I’ve been writing a lot about my travels, but hardly ever go beyond the surface of things. How is life? Of course when you’re in Europe things seem shinier, the boys are always beautiful and each day is coated in the glory and satisfaction that you are far, far away. I love this. I love being far away, and I love remembering that I’m far away. It adds to the complexity of being unattainable, or at least distant. I hate this.

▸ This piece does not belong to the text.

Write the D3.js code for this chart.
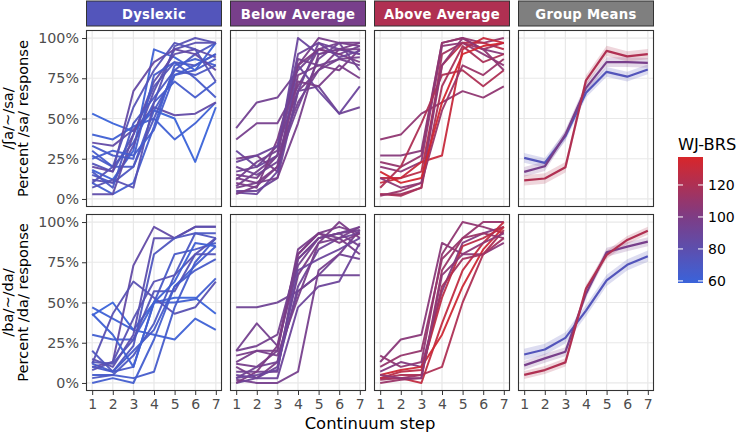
<!DOCTYPE html>
<html><head><meta charset="utf-8">
<script src="https://cdn.jsdelivr.net/npm/d3@7"></script>
<style>body{margin:0;background:#fff}svg{display:block;font-family:"DejaVu Sans",sans-serif}</style>
</head><body><svg id="c" width="741" height="432"></svg>
<script>
// ---------------- DATA ----------------
const steps = [1, 2, 3, 4, 5, 6, 7];
const facetNames = ["Dyslexic", "Below Average", "Above Average", "Group Means"];
const groupWJ = [74, 97, 121];            // mean WJ-BRS per group (for strip/mean colours)
const yTicks = [0, 0.25, 0.5, 0.75, 1];
const yTickLabels = ["0%", "25%", "50%", "75%", "100%"];
const legendTicks = [60, 80, 100, 120];
const legendLimits = [58.7, 137.5];
const rowTitles = [["/ʃa/~/sa/", "Percent /sa/ response"], ["/ba/~/da/", "Percent /da/ response"]];

// individual listeners: wj score + percent per step
const dysSa = [
  {wj: 59, v: [53, 47, 42, 55, 50, 23, 57]},
  {wj: 62, v: [40, 37, 45, 50, 37, 47, 60]},
  {wj: 84, v: [35, 33, 43, 57, 52, 53, 60]},
  {wj: 66, v: [30, 20, 35, 60, 73, 63, 73]},
  {wj: 68, v: [27, 20, 20, 55, 77, 80, 87]},
  {wj: 75, v: [22, 17, 40, 70, 85, 83, 90]},
  {wj: 61, v: [18, 12, 30, 93, 88, 80, 97]},
  {wj: 71, v: [15, 10, 20, 50, 80, 90, 97]},
  {wj: 79, v: [12, 10, 33, 67, 93, 97, 97]},
  {wj: 64, v: [10, 3, 10, 45, 83, 87, 83]},
  {wj: 77, v: [7, 12, 7, 60, 95, 100, 97]},
  {wj: 82, v: [3, 3, 40, 73, 90, 93, 88]},
  {wj: 85, v: [20, 17, 67, 85, 93, 90, 80]},
  {wj: 67, v: [33, 27, 25, 77, 85, 75, 63]},
  {wj: 70, v: [17, 7, 47, 63, 80, 77, 83]},
  {wj: 65, v: [25, 30, 27, 43, 77, 83, 90]},
  {wj: 76, v: [10, 20, 57, 80, 97, 93, 73]}
];
const belowSa = [
  {wj: 94, v: [44, 60, 63, 80, 93, 90, 95]},
  {wj: 96, v: [37, 47, 47, 70, 93, 97, 95]},
  {wj: 88, v: [30, 20, 27, 100, 90, 93, 90]},
  {wj: 98, v: [25, 27, 17, 67, 80, 93, 97]},
  {wj: 92, v: [17, 20, 33, 67, 70, 53, 57]},
  {wj: 97, v: [15, 13, 27, 83, 100, 97, 97]},
  {wj: 99, v: [13, 10, 20, 77, 83, 80, 93]},
  {wj: 95, v: [8, 17, 27, 60, 80, 87, 88]},
  {wj: 91, v: [5, 5, 13, 67, 97, 93, 90]},
  {wj: 89, v: [4, 3, 17, 83, 67, 53, 70]},
  {wj: 100, v: [10, 7, 37, 83, 93, 90, 85]},
  {wj: 93, v: [20, 15, 23, 57, 87, 97, 80]},
  {wj: 97, v: [7, 10, 13, 47, 90, 93, 93]},
  {wj: 95, v: [12, 23, 30, 87, 83, 87, 83]},
  {wj: 98, v: [3, 8, 20, 73, 70, 83, 75]},
  {wj: 90, v: [23, 27, 33, 90, 97, 88, 92]}
];
const aboveSa = [
  {wj: 108, v: [37, 40, 53, 60, 67, 63, 70]},
  {wj: 104, v: [27, 27, 30, 97, 100, 93, 90]},
  {wj: 110, v: [23, 20, 27, 97, 100, 97, 100]},
  {wj: 106, v: [20, 17, 23, 95, 97, 90, 83]},
  {wj: 125, v: [13, 13, 17, 83, 97, 97, 93]},
  {wj: 130, v: [10, 13, 23, 27, 93, 100, 97]},
  {wj: 120, v: [7, 20, 47, 77, 80, 70, 80]},
  {wj: 115, v: [3, 3, 7, 90, 97, 93, 97]},
  {wj: 118, v: [3, 2, 7, 70, 95, 85, 90]},
  {wj: 112, v: [2, 5, 10, 55, 83, 77, 87]},
  {wj: 107, v: [13, 7, 10, 83, 100, 93, 80]},
  {wj: 135, v: [17, 10, 13, 60, 90, 95, 97]}
];
const dysDa = [
  {wj: 59, v: [42, 50, 33, 50, 53, 53, 43]},
  {wj: 61, v: [47, 40, 33, 30, 27, 40, 33]},
  {wj: 63, v: [30, 27, 27, 50, 50, 52, 65]},
  {wj: 84, v: [10, 13, 73, 97, 90, 97, 97]},
  {wj: 78, v: [12, 43, 63, 53, 43, 47, 63]},
  {wj: 80, v: [15, 10, 30, 90, 90, 97, 97]},
  {wj: 72, v: [20, 7, 23, 80, 90, 93, 90]},
  {wj: 68, v: [10, 7, 10, 50, 80, 83, 87]},
  {wj: 66, v: [5, 5, 3, 7, 47, 75, 90]},
  {wj: 70, v: [3, 5, 17, 37, 67, 93, 93]},
  {wj: 64, v: [0, 3, 0, 27, 60, 73, 85]},
  {wj: 75, v: [13, 12, 27, 57, 57, 80, 80]},
  {wj: 67, v: [12, 7, 20, 33, 60, 70, 77]},
  {wj: 77, v: [8, 13, 40, 63, 67, 80, 90]},
  {wj: 62, v: [43, 30, 10, 50, 63, 87, 85]}
];
const belowDa = [
  {wj: 92, v: [47, 47, 50, 57, 67, 67, 67]},
  {wj: 95, v: [20, 37, 23, 73, 90, 93, 97]},
  {wj: 98, v: [17, 20, 20, 80, 93, 97, 93]},
  {wj: 97, v: [12, 10, 20, 83, 93, 90, 80]},
  {wj: 99, v: [10, 3, 13, 67, 87, 100, 90]},
  {wj: 94, v: [7, 7, 7, 77, 90, 93, 95]},
  {wj: 90, v: [5, 3, 3, 47, 60, 63, 87]},
  {wj: 93, v: [3, 10, 13, 57, 67, 80, 77]},
  {wj: 96, v: [2, 0, 0, 7, 70, 80, 95]},
  {wj: 91, v: [0, 3, 10, 60, 83, 90, 93]},
  {wj: 100, v: [0, 7, 23, 80, 93, 87, 93]},
  {wj: 97, v: [13, 20, 17, 53, 87, 90, 97]},
  {wj: 89, v: [3, 5, 8, 70, 77, 83, 90]},
  {wj: 95, v: [20, 23, 30, 77, 90, 93, 85]}
];
const aboveDa = [
  {wj: 105, v: [13, 27, 30, 87, 80, 80, 87]},
  {wj: 108, v: [17, 10, 13, 80, 100, 97, 93]},
  {wj: 110, v: [10, 17, 20, 77, 90, 100, 100]},
  {wj: 103, v: [7, 13, 10, 57, 87, 93, 97]},
  {wj: 128, v: [3, 3, 0, 37, 70, 87, 100]},
  {wj: 133, v: [5, 8, 10, 30, 60, 83, 97]},
  {wj: 120, v: [3, 5, 5, 10, 50, 80, 95]},
  {wj: 115, v: [2, 3, 5, 60, 77, 80, 90]},
  {wj: 112, v: [0, 2, 3, 70, 90, 93, 90]},
  {wj: 125, v: [3, 7, 8, 53, 85, 90, 97]},
  {wj: 106, v: [5, 3, 3, 67, 80, 87, 93]}
];
// group means (percent) and standard errors
const meanSaDys = [25.5, 22.4, 39, 66, 79, 76, 80.5];
const meanSaBelow = [16.8, 20.3, 40, 69, 85, 85, 84.6];
const meanSaAbove = [11.6, 12.7, 19.7, 73.7, 92, 88.6, 90];
const seSa = [3, 3, 3.2];
const meanDaDys = [17.7, 20.8, 28, 45, 63.7, 73.4, 78.8];
const meanDaBelow = [10.9, 15.3, 19.4, 55.5, 81.2, 84.7, 87.8];
const meanDaAbove = [5, 8, 12.8, 58.6, 79.6, 88.9, 94.6];
const seDa = [3.5, 2.8, 2.5];

// ---------------- DRAW ----------------
const svg = d3.select("#c");
const color = d3.scaleLinear().domain([legendLimits[0], 100, legendLimits[1]])
  .range(["#3A63DA", "#7D3C85", "#D8262A"]).interpolate(d3.interpolateRgb);
const stripFill = [color(groupWJ[0]), color(groupWJ[1]), color(groupWJ[2]), "#7F7F7F"];

const panelW = 136, gap = 8, left0 = 86;
const rowsY = [[30, 207], [214, 391]];
const colX = i => left0 + i * (panelW + gap);

const panelData = [[dysSa, belowSa, aboveSa], [dysDa, belowDa, aboveDa]];
const meanData = [[meanSaDys, meanSaBelow, meanSaAbove], [meanDaDys, meanDaBelow, meanDaAbove]];
const seData = [seSa, seDa];

// strips
facetNames.forEach((name, i) => {
  const g = svg.append("g");
  g.append("rect").attr("x", colX(i) + 0.5).attr("y", 1).attr("width", panelW - 1).attr("height", 25)
    .attr("fill", stripFill[i]).attr("stroke", "#333").attr("stroke-width", 1);
  g.append("text").attr("x", colX(i) + panelW / 2).attr("y", 14).attr("text-anchor", "middle")
    .attr("dominant-baseline", "central").attr("fill", "#fff").attr("font-weight", "bold")
    .attr("font-size", 13.2).attr("letter-spacing", 0.3).text(name);
});

rowsY.forEach((ry, r) => {
  const y = d3.scaleLinear().domain([-0.05, 1.05]).range([ry[1], ry[0]]);
  for (let c = 0; c < 4; c++) {
    const x0 = colX(c);
    const x = d3.scaleLinear().domain([0.7, 7.3]).range([x0, x0 + panelW]);
    const g = svg.append("g");
    g.append("rect").attr("x", x0).attr("y", ry[0]).attr("width", panelW).attr("height", ry[1] - ry[0]).attr("fill", "#fff");
    // grid
    g.selectAll(".gx").data(steps).join("line").attr("x1", d => x(d)).attr("x2", d => x(d))
      .attr("y1", ry[0]).attr("y2", ry[1]).attr("stroke", "#E8E8E8").attr("stroke-width", 1.2);
    g.selectAll(".gy").data(yTicks).join("line").attr("y1", d => y(d)).attr("y2", d => y(d))
      .attr("x1", x0).attr("x2", x0 + panelW).attr("stroke", "#E8E8E8").attr("stroke-width", 1.2);
    const line = d3.line().x((d, i) => x(steps[i])).y(d => y(d / 100));
    if (c < 3) {
      g.selectAll(".ln").data(panelData[r][c]).join("path")
        .attr("d", d => line(d.v)).attr("fill", "none").attr("stroke", d => color(d.wj))
        .attr("stroke-width", 2).attr("stroke-linejoin", "round").attr("opacity", 0.95);
    } else {
      const area = d3.area().x((d, i) => x(steps[i]));
      meanData[r].forEach((m, k) => {
        const se = seData[r][k];
        g.append("path").attr("d", area.y0(d => y((d - se) / 100)).y1(d => y((d + se) / 100))(m))
          .attr("fill", color(groupWJ[k])).attr("opacity", 0.2);
      });
      meanData[r].forEach((m, k) => {
        g.append("path").attr("d", line(m)).attr("fill", "none").attr("stroke", color(groupWJ[k]))
          .attr("stroke-width", 2.2).attr("stroke-linejoin", "round");
      });
    }
    g.append("rect").attr("x", x0 + 0.5).attr("y", ry[0] + 0.5).attr("width", panelW - 1).attr("height", ry[1] - ry[0] - 1)
      .attr("fill", "none").attr("stroke", "#333").attr("stroke-width", 1.1);
    if (c === 0) {
      const ax = d3.axisLeft(y).tickValues(yTicks).tickFormat((d, i) => yTickLabels[i]).tickSize(4).tickPadding(3);
      const a = svg.append("g").attr("transform", `translate(${x0},0)`).call(ax);
      a.select(".domain").remove();
      a.selectAll("line").attr("stroke", "#333");
      a.selectAll("text").attr("fill", "#4D4D4D").attr("font-size", 14.3).attr("font-family", "DejaVu Sans");
    }
    if (r === 1) {
      const ax = d3.axisBottom(x).tickValues(steps).tickFormat(d3.format("d")).tickSize(4).tickPadding(4.5);
      const a = svg.append("g").attr("transform", `translate(0,${ry[1]})`).call(ax);
      a.select(".domain").remove();
      a.selectAll("line").attr("stroke", "#333");
      a.selectAll("text").attr("fill", "#4D4D4D").attr("font-size", 14).attr("font-family", "DejaVu Sans");
    }
  }
  // y titles
  const cy = (ry[0] + ry[1]) / 2;
  const t = svg.append("text").attr("transform", `translate(0,${cy}) rotate(-90)`)
    .attr("text-anchor", "middle").attr("font-size", 14.6).attr("fill", "#000");
  t.append("tspan").attr("x", 0).attr("y", 13).text(rowTitles[r][0]);
  t.append("tspan").attr("x", 0).attr("y", 28).text(rowTitles[r][1]);
});

// x title
svg.append("text").attr("x", colX(0) + (4 * panelW + 3 * gap) / 2).attr("y", 428.5).attr("text-anchor", "middle")
  .attr("font-size", 16.4).attr("fill", "#000").text("Continuum step");

// legend
const lg = svg.append("g");
lg.append("text").attr("x", 678).attr("y", 150).attr("font-size", 16.3).attr("fill", "#000").text("WJ-BRS");
const ly = d3.scaleLinear().domain(legendLimits).range([283, 157]);
const grad = svg.append("defs").append("linearGradient").attr("id", "lgGrad")
  .attr("x1", 0).attr("x2", 0).attr("y1", 1).attr("y2", 0);
d3.range(0, 1.0001, 0.05).forEach(t => {
  const v = legendLimits[0] + t * (legendLimits[1] - legendLimits[0]);
  grad.append("stop").attr("offset", t).attr("stop-color", color(v));
});
lg.append("rect").attr("x", 678).attr("y", 157).attr("width", 25).attr("height", 126).attr("fill", "url(#lgGrad)");
legendTicks.forEach(v => {
  lg.append("line").attr("x1", 678).attr("x2", 683).attr("y1", ly(v)).attr("y2", ly(v)).attr("stroke", "#fff").attr("stroke-width", 1);
  lg.append("line").attr("x1", 698).attr("x2", 703).attr("y1", ly(v)).attr("y2", ly(v)).attr("stroke", "#fff").attr("stroke-width", 1);
  lg.append("text").attr("x", 708).attr("y", ly(v)).attr("dominant-baseline", "central")
    .attr("font-size", 14).attr("fill", "#000").text(v);
});
</script></body></html>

Things have been good, yes. To leave it at this — at ‘good’ — is to ignore the underlying verity of my mind. This has been the hardest thing. Not ever, but certainly a genre of difficultly that I have not encountered. I still wake up each day with the delight of a new journey at hand. I’ve seen more in six weeks than I’ve seen in my life’s entirely: Oxford, Stonehenge, London, Ireland, Paris, Rome, cathedrals, castles, rivers, people and beyond. I’ve been fortunate enough to experience these days, to spend carelessly and worry little. Never has my life been as carefree as it is at this time, and I worry: Will it ever be again? When I leave this city, can I return? And when?

What then, is the difficulty? I’ve gone confidently with uncharted direction and made it this far. I’ve been surrounded by twenty or so, every day along the way. Together we saw the Eiffel Tower, the Roman Baths, Pisa. I’ve hardly felt more alone.

Things have been good, but all I really want to do is sleep with the comfort that I can wake up and see the people that make home, home. Those that know me from the core and to a ‘T’, that are a part of my life not because we are thousands of miles from home together, but because they willingly desire to be a part of my life.

Everyone needs someone, and right now everything feels so far away. And I’d just love a nice, close hug.